STATED GOAL:
Transcribe the data in full and exactly, omitting any pictures.
───── AVAILABLE DATA ─────
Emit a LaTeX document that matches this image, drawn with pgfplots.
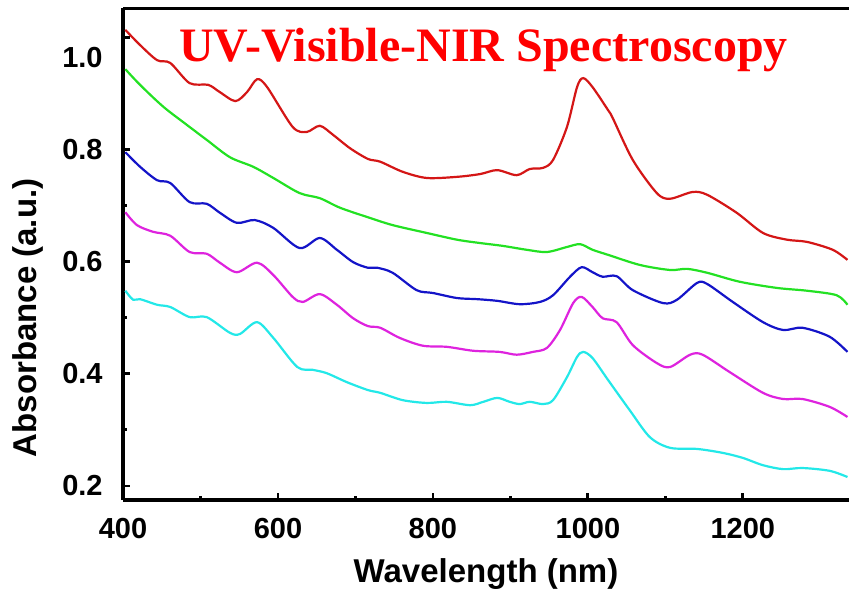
\documentclass[border=0pt]{standalone}
\usepackage{pgfplots}
\pgfplotsset{compat=1.18}
\usepackage{fontspec}
\setmainfont{Liberation Sans}
\newfontfamily\titlefont{Liberation Serif}
\definecolor{cRed}{RGB}{212,22,22}
\definecolor{cGreen}{RGB}{35,225,35}
\definecolor{cBlue}{RGB}{20,20,200}
\definecolor{cMag}{RGB}{222,35,222}
\definecolor{cCyan}{RGB}{35,232,232}
\definecolor{tRed}{RGB}{255,0,0}
\begin{document}
\begin{tikzpicture}
\useasboundingbox (0,0) rectangle (424.5pt,294pt);
\begin{axis}[
  at={(61.5pt,44pt)}, anchor=south west,
  width=363pt, height=246pt, scale only axis,
  xmin=400, xmax=1337, ymin=0.175, ymax=1.052,
  axis lines=left,
  axis line style={-, line width=1.6pt},
  tick align=inside,
  major tick length=3.5pt, minor tick length=2pt,
  every tick/.style={black, line width=1.4pt},
  xtick={400,600,800,1000,1200},
  minor x tick num=1,
  ytick={0.2,0.4,0.6,0.8},
  extra y ticks={1.0},
  extra y tick style={yticklabel style={yshift=-10pt}},
  minor y tick num=1,
  /pgf/number format/assume math mode=true,
  x tick label style={/pgf/number format/1000 sep={}},
  y tick label style={/pgf/number format/fixed, /pgf/number format/fixed zerofill, /pgf/number format/precision=1},
  ticklabel style={font=\fontsize{14.5}{17}\selectfont\bfseries},
  yticklabel style={anchor=east, inner sep=0pt, xshift=-10pt},
  xticklabel style={anchor=north, inner sep=0pt, yshift=-9pt},
  xlabel={Wavelength (nm)},
  ylabel={Absorbance (a.u.)},
  label style={font=\fontsize{16.5}{19}\selectfont\bfseries},
  xlabel style={at={(axis description cs:0.5,-0.1504)}, anchor=center},
  ylabel style={at={(axis description cs:-0.1309,0.37)}, anchor=center, rotate=0},
  every axis plot/.append style={line width=1.1pt, smooth, tension=0.5, no marks},
]
\addplot[cRed] coordinates {
(403,1.013)(422,0.986)(444,0.959)(461,0.954)(486,0.918)(510,0.915)(525,0.902)(545,0.886)(560,0.902)(573,0.925)(586,0.911)(619,0.840)(637,0.831)(654,0.842)(671,0.826)(693,0.802)(716,0.783)(732,0.778)(761,0.760)(792,0.749)(831,0.751)(861,0.756)(883,0.763)(908,0.754)(925,0.765)(942,0.767)(955,0.781)(973,0.840)(986,0.911)(994,0.927)(1006,0.911)(1026,0.870)(1032,0.856)(1058,0.781)(1089,0.722)(1106,0.712)(1135,0.724)(1154,0.719)(1192,0.687)(1226,0.651)(1257,0.639)(1283,0.635)(1316,0.621)(1335,0.603)};
\addplot[cGreen] coordinates {
(403,0.943)(422,0.915)(452,0.876)(483,0.843)(508,0.817)(538,0.786)(568,0.769)(594,0.749)(628,0.722)(654,0.713)(680,0.696)(716,0.679)(748,0.665)(792,0.651)(831,0.639)(861,0.633)(890,0.628)(921,0.621)(947,0.617)(973,0.626)(990,0.631)(1006,0.621)(1026,0.612)(1067,0.594)(1106,0.585)(1128,0.587)(1154,0.580)(1196,0.564)(1244,0.553)(1283,0.548)(1321,0.540)(1335,0.523)};
\addplot[cBlue] coordinates {
(403,0.795)(422,0.769)(444,0.745)(461,0.740)(486,0.706)(508,0.703)(525,0.687)(547,0.669)(570,0.674)(594,0.660)(628,0.624)(654,0.642)(676,0.621)(697,0.599)(716,0.589)(728,0.589)(748,0.580)(779,0.549)(800,0.544)(831,0.535)(857,0.533)(883,0.530)(912,0.524)(938,0.528)(955,0.540)(977,0.573)(992,0.590)(1006,0.581)(1019,0.573)(1037,0.574)(1058,0.549)(1097,0.526)(1115,0.532)(1141,0.562)(1154,0.560)(1187,0.528)(1226,0.492)(1252,0.478)(1277,0.482)(1312,0.466)(1335,0.439)};
\addplot[cMag] coordinates {
(403,0.688)(418,0.665)(439,0.653)(461,0.646)(486,0.617)(508,0.614)(525,0.598)(547,0.581)(573,0.598)(594,0.576)(619,0.537)(632,0.528)(654,0.542)(676,0.523)(697,0.499)(716,0.485)(732,0.482)(757,0.464)(787,0.450)(818,0.448)(852,0.441)(886,0.439)(908,0.434)(929,0.439)(947,0.446)(964,0.478)(981,0.526)(992,0.537)(1006,0.519)(1019,0.499)(1037,0.492)(1058,0.451)(1089,0.419)(1106,0.412)(1132,0.434)(1148,0.434)(1183,0.403)(1226,0.366)(1252,0.355)(1277,0.355)(1312,0.341)(1335,0.323)};
\addplot[cCyan] coordinates {
(403,0.548)(413,0.532)(422,0.533)(444,0.523)(461,0.519)(486,0.501)(508,0.501)(538,0.473)(551,0.471)(573,0.492)(594,0.464)(625,0.412)(645,0.407)(663,0.401)(689,0.385)(716,0.371)(732,0.366)(761,0.353)(792,0.348)(818,0.350)(848,0.344)(865,0.350)(883,0.357)(899,0.350)(912,0.346)(925,0.350)(942,0.346)(955,0.353)(973,0.394)(986,0.430)(994,0.439)(1006,0.428)(1026,0.389)(1054,0.335)(1080,0.287)(1106,0.268)(1141,0.266)(1174,0.259)(1200,0.250)(1226,0.237)(1252,0.230)(1277,0.232)(1312,0.227)(1335,0.216)};
\draw[line width=1.6pt] (rel axis cs:0,1) -- (rel axis cs:1,1);
\end{axis}
\node[anchor=base, text=tRed, inner sep=0pt, font=\titlefont\fontsize{24}{29}\selectfont\bfseries] at (241.75pt,263pt) {UV-Visible-NIR Spectroscopy};
\end{tikzpicture}
\end{document}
─────
RESPONSE TO THE TASK:
Emit a LaTeX document that matches this image, drawn with pgfplots.
\documentclass[border=0pt]{standalone}
\usepackage{pgfplots}
\pgfplotsset{compat=1.18}
\usepackage{fontspec}
\setmainfont{Liberation Sans}
\newfontfamily\titlefont{Liberation Serif}
\definecolor{cRed}{RGB}{212,22,22}
\definecolor{cGreen}{RGB}{35,225,35}
\definecolor{cBlue}{RGB}{20,20,200}
\definecolor{cMag}{RGB}{222,35,222}
\definecolor{cCyan}{RGB}{35,232,232}
\definecolor{tRed}{RGB}{255,0,0}
\begin{document}
\begin{tikzpicture}
\useasboundingbox (0,0) rectangle (424.5pt,294pt);
\begin{axis}[
  at={(61.5pt,44pt)}, anchor=south west,
  width=363pt, height=246pt, scale only axis,
  xmin=400, xmax=1337, ymin=0.175, ymax=1.052,
  axis lines=left,
  axis line style={-, line width=1.6pt},
  tick align=inside,
  major tick length=3.5pt, minor tick length=2pt,
  every tick/.style={black, line width=1.4pt},
  xtick={400,600,800,1000,1200},
  minor x tick num=1,
  ytick={0.2,0.4,0.6,0.8},
  extra y ticks={1.0},
  extra y tick style={yticklabel style={yshift=-10pt}},
  minor y tick num=1,
  /pgf/number format/assume math mode=true,
  x tick label style={/pgf/number format/1000 sep={}},
  y tick label style={/pgf/number format/fixed, /pgf/number format/fixed zerofill, /pgf/number format/precision=1},
  ticklabel style={font=\fontsize{14.5}{17}\selectfont\bfseries},
  yticklabel style={anchor=east, inner sep=0pt, xshift=-10pt},
  xticklabel style={anchor=north, inner sep=0pt, yshift=-9pt},
  xlabel={Wavelength (nm)},
  ylabel={Absorbance (a.u.)},
  label style={font=\fontsize{16.5}{19}\selectfont\bfseries},
  xlabel style={at={(axis description cs:0.5,-0.1504)}, anchor=center},
  ylabel style={at={(axis description cs:-0.1309,0.37)}, anchor=center, rotate=0},
  every axis plot/.append style={line width=1.1pt, smooth, tension=0.5, no marks},
]
\addplot[cRed] coordinates {
(403,1.013)(422,0.986)(444,0.959)(461,0.954)(486,0.918)(510,0.915)(525,0.902)(545,0.886)(560,0.902)(573,0.925)(586,0.911)(619,0.840)(637,0.831)(654,0.842)(671,0.826)(693,0.802)(716,0.783)(732,0.778)(761,0.760)(792,0.749)(831,0.751)(861,0.756)(883,0.763)(908,0.754)(925,0.765)(942,0.767)(955,0.781)(973,0.840)(986,0.911)(994,0.927)(1006,0.911)(1026,0.870)(1032,0.856)(1058,0.781)(1089,0.722)(1106,0.712)(1135,0.724)(1154,0.719)(1192,0.687)(1226,0.651)(1257,0.639)(1283,0.635)(1316,0.621)(1335,0.603)};
\addplot[cGreen] coordinates {
(403,0.943)(422,0.915)(452,0.876)(483,0.843)(508,0.817)(538,0.786)(568,0.769)(594,0.749)(628,0.722)(654,0.713)(680,0.696)(716,0.679)(748,0.665)(792,0.651)(831,0.639)(861,0.633)(890,0.628)(921,0.621)(947,0.617)(973,0.626)(990,0.631)(1006,0.621)(1026,0.612)(1067,0.594)(1106,0.585)(1128,0.587)(1154,0.580)(1196,0.564)(1244,0.553)(1283,0.548)(1321,0.540)(1335,0.523)};
\addplot[cBlue] coordinates {
(403,0.795)(422,0.769)(444,0.745)(461,0.740)(486,0.706)(508,0.703)(525,0.687)(547,0.669)(570,0.674)(594,0.660)(628,0.624)(654,0.642)(676,0.621)(697,0.599)(716,0.589)(728,0.589)(748,0.580)(779,0.549)(800,0.544)(831,0.535)(857,0.533)(883,0.530)(912,0.524)(938,0.528)(955,0.540)(977,0.573)(992,0.590)(1006,0.581)(1019,0.573)(1037,0.574)(1058,0.549)(1097,0.526)(1115,0.532)(1141,0.562)(1154,0.560)(1187,0.528)(1226,0.492)(1252,0.478)(1277,0.482)(1312,0.466)(1335,0.439)};
\addplot[cMag] coordinates {
(403,0.688)(418,0.665)(439,0.653)(461,0.646)(486,0.617)(508,0.614)(525,0.598)(547,0.581)(573,0.598)(594,0.576)(619,0.537)(632,0.528)(654,0.542)(676,0.523)(697,0.499)(716,0.485)(732,0.482)(757,0.464)(787,0.450)(818,0.448)(852,0.441)(886,0.439)(908,0.434)(929,0.439)(947,0.446)(964,0.478)(981,0.526)(992,0.537)(1006,0.519)(1019,0.499)(1037,0.492)(1058,0.451)(1089,0.419)(1106,0.412)(1132,0.434)(1148,0.434)(1183,0.403)(1226,0.366)(1252,0.355)(1277,0.355)(1312,0.341)(1335,0.323)};
\addplot[cCyan] coordinates {
(403,0.548)(413,0.532)(422,0.533)(444,0.523)(461,0.519)(486,0.501)(508,0.501)(538,0.473)(551,0.471)(573,0.492)(594,0.464)(625,0.412)(645,0.407)(663,0.401)(689,0.385)(716,0.371)(732,0.366)(761,0.353)(792,0.348)(818,0.350)(848,0.344)(865,0.350)(883,0.357)(899,0.350)(912,0.346)(925,0.350)(942,0.346)(955,0.353)(973,0.394)(986,0.430)(994,0.439)(1006,0.428)(1026,0.389)(1054,0.335)(1080,0.287)(1106,0.268)(1141,0.266)(1174,0.259)(1200,0.250)(1226,0.237)(1252,0.230)(1277,0.232)(1312,0.227)(1335,0.216)};
\draw[line width=1.6pt] (rel axis cs:0,1) -- (rel axis cs:1,1);
\end{axis}
\node[anchor=base, text=tRed, inner sep=0pt, font=\titlefont\fontsize{24}{29}\selectfont\bfseries] at (241.75pt,263pt) {UV-Visible-NIR Spectroscopy};
\end{tikzpicture}
\end{document}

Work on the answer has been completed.